Which lines hold the string "this"? Copy every one of them.

[BEGIN PROVIDED ENTRIES]

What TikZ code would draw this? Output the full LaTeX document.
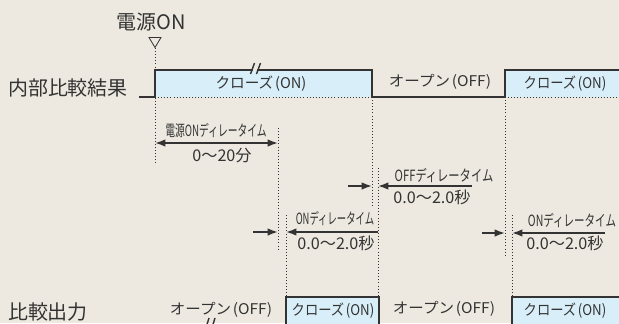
\documentclass[tikz,border=0pt]{standalone}
\usepackage{fontspec}
\setmainfont{Noto Sans CJK JP}
\usetikzlibrary{arrows.meta,positioning}
\definecolor{bg_paper}{HTML}{EDE9E0}
\definecolor{sig_fill}{HTML}{D8EEF8}
\definecolor{sig_ink}{HTML}{333333}
\tikzset{
        % Signal lines
        sig_line/.style={draw=sig_ink, line width=1.4pt, line join=miter},
        % Dotted time marks
        time_mark/.style={draw=sig_ink, line width=0.7pt, dash pattern=on 0.7pt off 1.5pt},
        % Delay arrows (one head)
        delay_arrow/.style={draw=sig_ink, line width=1.2pt, -{Latex[length=2.6mm,width=1.9mm]}},
        % Delay arrows (two heads)
        delay_both/.style={draw=sig_ink, line width=1.2pt, {Latex[length=2.6mm,width=1.9mm]}-{Latex[length=2.6mm,width=1.9mm]}},
        % Signal names
        label_big/.style={inner sep=0pt, text=sig_ink, font=\fontsize{14.2}{16}\selectfont},
        % Closed state texts
        state_on/.style={inner sep=0pt, text=sig_ink, font=\fontsize{10.5}{12}\selectfont, xscale=0.9},
        % Open state texts
        state_off/.style={inner sep=0pt, text=sig_ink, font=\fontsize{10.5}{12}\selectfont, xscale=1.05},
        % Delay names
        delay_name/.style={inner sep=0pt, text=sig_ink, font=\fontsize{11}{13}\selectfont, xscale=0.68},
        % Delay values
        delay_value/.style={inner sep=0pt, text=sig_ink, font=\fontsize{11.5}{13}\selectfont}
}
\newcommand{\stclose}{クローズ\kern0.12em(ON)}
\newcommand{\stopen}{オープン\kern0.12em(OFF)}
\begin{document}
\begin{tikzpicture}[x=0.025cm, y=-0.025cm]
            \fill[bg_paper] (0,0) rectangle (619,323);
            \useasboundingbox (0,0) rectangle (619,323);
            \clip (0,0) rectangle (619,323);
            % closed boxes
            \fill[sig_fill] (155,70) rectangle (372,97);
            \fill[sig_fill] (505,70) rectangle (625,97);
            \fill[sig_fill] (286,297) rectangle (379,330);
            \fill[sig_fill] (512,297) rectangle (625,330);
            % time marks
            \draw[time_mark] (155,48) -- (155,163);
            \draw[time_mark] (278,128) -- (278,250);
            \draw[time_mark] (286,215) -- (286,297);
            \draw[time_mark] (372,97) -- (372,208);
            \draw[time_mark] (378,168) -- (378,297);
            \draw[time_mark] (505,97) -- (505,255);
            \draw[time_mark] (512,215) -- (512,297);
            \draw[time_mark] (155,97) -- (372,97);
            \draw[time_mark] (505,97) -- (625,97);
            % power on mark
            \draw[sig_ink, line width=0.6pt] (149,37.5) -- (161,37.5) -- (155,47.5) -- cycle;
            % signals
            \draw[sig_line] (139,97) -- (155,97) -- (155,70) -- (372,70) -- (372,97)
                -- (505,97) -- (505,70) -- (625,70);
            \draw[sig_line] (190,324.5) -- (286,324.5) -- (286,297) -- (379,297) -- (379,324.5)
                -- (512,324.5) -- (512,297) -- (625,297);
            % breaks
            \fill[bg_paper] (253.5,68.6) -- (257.5,68.6) -- (256.5,71.4) -- (252.5,71.4) -- cycle;
            \draw[sig_ink, line width=1pt] (250.5,74) -- (254.5,63) (256.5,74) -- (260.5,63);
            \draw[sig_ink, line width=1pt] (205,331) -- (209,318) (211,331) -- (215,318);

            \node[label_big] (lbl_power) at (151,22.5) {電源ON};
            \node[label_big] (lbl_internal) at (68,87.5) {内部比較結果};
            \node[label_big] (lbl_output) at (48,311.5) {比較出力};

            \node[state_on, xscale=1.1] (st_close_a) at (261,84) {\stclose};
            \node[state_off] (st_open_a) at (440,82) {\stopen};
            \node[state_on] (st_close_b) at (565,84) {\stclose};
            \node[state_off] (st_open_b) at (221,310) {\stopen};
            \node[state_on] (st_close_c) at (333,311) {\stclose};
            \node[state_off] (st_open_c) at (444,309) {\stopen};
            \node[state_on] (st_close_d) at (565,311) {\stclose};

            % power on delay
            \coordinate (pd_l) at (155,143);
            \coordinate (pd_r) at (278,143);
            \draw[delay_both] (pd_l) -- (pd_r);
            \node[delay_name, xscale=0.93] (pd_name) at (216,131) {電源ONディレータイム};
            \node[delay_value] (pd_value) at (222,155.5) {0〜20分};

            % off delay
            \coordinate (fd_in) at (348,186);
            \coordinate (fd_a) at (372,186);
            \coordinate (fd_b) at (378,186);
            \coordinate (fd_out) at (472,186);
            \draw[delay_arrow] (fd_in) -- (fd_a);
            \draw[delay_arrow] (fd_out) -- (fd_b);
            \node[delay_name, xscale=1.07] (fd_name) at (444,175.5) {OFFディレータイム};
            \node[delay_value] (fd_value) at (432,197.5) {0.0〜2.0秒};

            % first on delay
            \coordinate (na_in) at (253,232);
            \coordinate (na_a) at (278,232);
            \coordinate (na_b) at (286,232);
            \coordinate (na_out) at (378,232);
            \draw[delay_arrow] (na_in) -- (na_a);
            \draw[delay_arrow] (na_out) -- (na_b);
            \node[delay_name, xscale=0.89] (na_name) at (335,218.5) {ONディレータイム};
            \node[delay_value] (na_value) at (336,243) {0.0〜2.0秒};

            % second on delay
            \coordinate (nb_in) at (482,233);
            \coordinate (nb_a) at (505,233);
            \coordinate (nb_b) at (512,233);
            \coordinate (nb_out) at (605,233);
            \draw[delay_arrow] (nb_in) -- (nb_a);
            \draw[delay_arrow] (nb_out) -- (nb_b);
            \node[delay_name] (nb_name) at (572,221) {ONディレータイム};
            \node[delay_value] (nb_value) at (565,243) {0.0〜2.0秒};
\end{tikzpicture}
\end{document}
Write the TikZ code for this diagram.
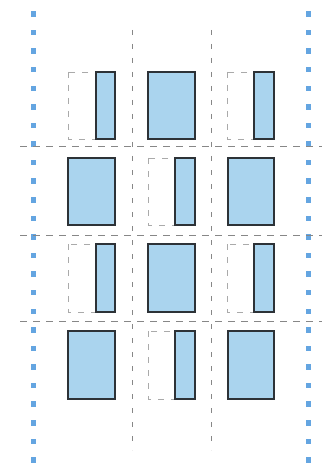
\documentclass[tikz,border=0pt]{standalone}
\begin{document}
\begin{tikzpicture}[x=1pt,y=-1pt,
  bluedot/.style={fill=dotblue,draw=none},
  solidbox/.style={draw=boxline,line width=1.4pt,fill=boxfill},
  ghostbox/.style={draw=ghost,line width=0.7pt,dash pattern=on 6pt off 7pt},
  hline/.style={draw=gridgray,line width=1pt,dash pattern=on 7pt off 6pt},
  vline/.style={draw=gridgray,line width=1pt,dash pattern=on 5pt off 9pt}]
\definecolor{dotblue}{RGB}{100,165,225}
\definecolor{boxfill}{RGB}{170,212,238}
\definecolor{boxline}{RGB}{45,50,55}
\definecolor{ghost}{RGB}{170,170,170}
\definecolor{gridgray}{RGB}{135,135,135}
\useasboundingbox (0,0) rectangle (322,473);
\fill[white] (0,0) rectangle (322,473);
% blue dotted borders
\foreach \i in {0,...,24}{
  \fill[bluedot] (30.5,{14+18.58*\i-2.75}) rectangle ++(5.5,5.5);
  \fill[bluedot] (305.5,{14+18.58*\i-2.75}) rectangle ++(5.5,5.5);
}
% vertical dashed lines
\draw[vline] (132,30) -- (132,450);
\draw[vline] (211,30) -- (211,450);
% horizontal dashed lines
\draw[hline] (20,147) -- (322,147);
\draw[hline] (20,235) -- (322,235);
\draw[hline] (20,321) -- (322,321);
% row 1
\draw[ghostbox] (68,72) rectangle (115,139);
\draw[solidbox] (96,72) rectangle (115,139);
\draw[solidbox] (148,72) rectangle (195,139);
\draw[ghostbox] (227,72) rectangle (274,139);
\draw[solidbox] (254,72) rectangle (274,139);
% row 2
\draw[solidbox] (68,158) rectangle (115,225);
\draw[ghostbox] (148,158) rectangle (195,225);
\draw[solidbox] (175,158) rectangle (195,225);
\draw[solidbox] (228,158) rectangle (274,225);
% row 3
\draw[ghostbox] (68,244) rectangle (115,312);
\draw[solidbox] (96,244) rectangle (115,312);
\draw[solidbox] (148,244) rectangle (195,312);
\draw[ghostbox] (227,244) rectangle (274,312);
\draw[solidbox] (254,244) rectangle (274,312);
% row 4
\draw[solidbox] (68,331) rectangle (115,399);
\draw[ghostbox] (148,331) rectangle (195,399);
\draw[solidbox] (175,331) rectangle (195,399);
\draw[solidbox] (228,331) rectangle (274,399);
\end{tikzpicture}
\end{document}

[END PROVIDED ENTRIES]

RESPONSE:
What TikZ code would draw this? Output the full LaTeX document.
Write the TikZ code for this diagram.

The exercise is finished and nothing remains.